Since the school opened in 1930, it has consistently produced graduates that have gone on to create the most beautiful and iconic cars in history. With an undergraduate student body of only 1,600, and over 200 in transportation design, the Art Center is literally dripping with talent and automakers from around the world come to Pasadena to scout their next great designer.

That reputation allows the Art Center to call upon a truly unique group of collectors for the Car Classic, in a show with no real theme or requirement except that the car must be interesting. That can mean avant garde or championship-winning, drop dead gorgeous or completely non-sensical; as long as it makes you feel something. The 2012 show did not disappoint.

Under threatening gray clouds, the field spewed out onto the campus like a Concours d’Excellence.

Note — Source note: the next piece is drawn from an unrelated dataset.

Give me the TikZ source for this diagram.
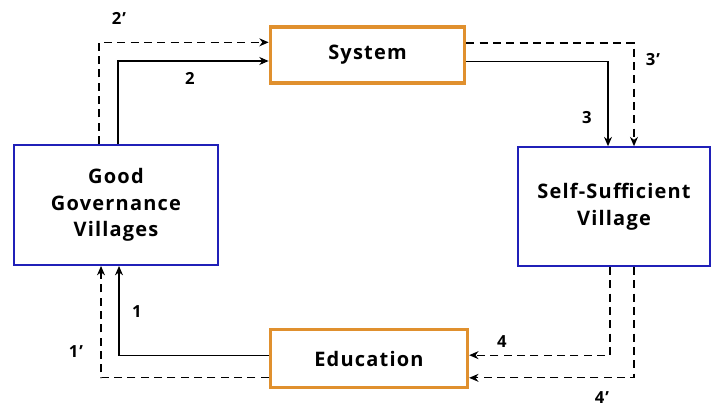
\documentclass[tikz,border=0pt]{standalone}
\usepackage{fontspec}
\setmainfont{Open Sans}[LetterSpace=6]
\usepackage{tikz}
\usetikzlibrary{arrows.meta}

\definecolor{boxorange}{HTML}{E0902E}
\definecolor{boxblue}{HTML}{2020B8}

\tikzset{
  village/.style={draw=boxblue, line width=1.5pt, align=center, font=\fontsize{15}{20}\bfseries},
  means/.style={draw=boxorange, line width=2.3pt, align=center, font=\fontsize{15}{20}\bfseries},
  flow/.style={line width=0.8pt, -{Stealth[length=7pt,width=6pt]}},
  flowd/.style={flow, dash pattern=on 6pt off 4pt},
  tag/.style={font=\fontsize{12.5}{14}\bfseries}
}

\begin{document}
\begin{tikzpicture}[x=0.75pt,y=-0.75pt]

        %Frame
        \useasboundingbox (0,0) rectangle (711,407);

        %Boxes
        \node [village, minimum width=153pt, minimum height=90pt] (gov) at (116,205) {Good\\Governance\\Villages};
        \node [means, minimum width=146pt, minimum height=42pt] (sys) at (367.5,55) {System};
        \node [village, minimum width=144pt, minimum height=89pt] (self) at (614,206.5) {Self-Sufficient\\Village};
        \node [means, minimum width=148pt, minimum height=44pt] (edu) at (369,358.5) {Education};

        %Solid path
        \draw [flow] (gov.north -| 118,0) |- ([yshift=-4.5pt]sys.west);
        \draw [flow] ([yshift=-5pt]sys.east) -| (self.north -| 608,0);
        \draw [flow] ([yshift=2pt]edu.west) -| (gov.south -| 119,0);

        %Dashed path
        \draw [flowd] (gov.north -| 99,0) |- ([yshift=9.5pt]sys.west);
        \draw [flowd] ([yshift=9pt]sys.east) -| (self.north -| 634,0);
        \draw [flowd] (self.south -| 610,0) |- ([yshift=2.5pt]edu.east);
        \draw [flowd] (self.south -| 634,0) |- ([yshift=-14.5pt]edu.east);
        \draw [flowd] ([yshift=-14.5pt]edu.west) -| (gov.south -| 101,0);

        %Labels
        \node [tag] (l2) at (190,78) {2};
        \node [tag] (l2p) at (119,18) {2’};
        \node [tag] (l3) at (587,118) {3};
        \node [tag] (l3p) at (653,60) {3’};
        \node [tag] (l4) at (502,342) {4};
        \node [tag] (l4p) at (602,398) {4’};
        \node [tag] (l1) at (137,312) {1};
        \node [tag] (l1p) at (76,352) {1’};

\end{tikzpicture}
\end{document}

Icons like the ’33 Duesenberg J Torpedo and ’30 Ford Model A Roadster harkened back to another era, the ’55 Mercedes-Benz 300SL Gullwing and ’65 Ferrari 500 Super Fast added sporting elegance while the Maserati MC12 and McLaren MP4-12C brought track star prowess.

Fan favorites like the ’61 Thunderbird Coupe and ’72 Chrysler Imperial LeBaron (owned by Art Center grad and Blade Runner creator Syd Mead) drew crowds to their chrome all day, and an Aston Martin DB4 Zagato teamed with a pair of Jaguar E-Types for their own personal fine art museum.

The future of auto design was also on display, as well. The Cadillac Urban Luxury Concept, Fisker Karma and Nissan Leaf shared a corner under the watchful eyes of sketching students. Jay Leno himself helped out in that department, whooshing into the show behind the wheel of a 2006 General Motors EcoJet.

In the keynote event, Leno interviewed Art Center grad (c/o ’54) Ron Hill. Hill became the chief designer for Chevrolet, Pontiac and Buick and penned the Cadillac Eldorado Biarritz and Pontiac Fiero in front of the stage.

It was all just the tip of the iceberg. The Innovation In Motorsports section included Formula One and open-wheeled Indy cars, among the oddities of a ’23 Voisin C6 Laboratoire and bare bones ’30 Bugatti Petite Royale Type 46.

You couldn’t find a more colorful car show anywhere. Fitting, that.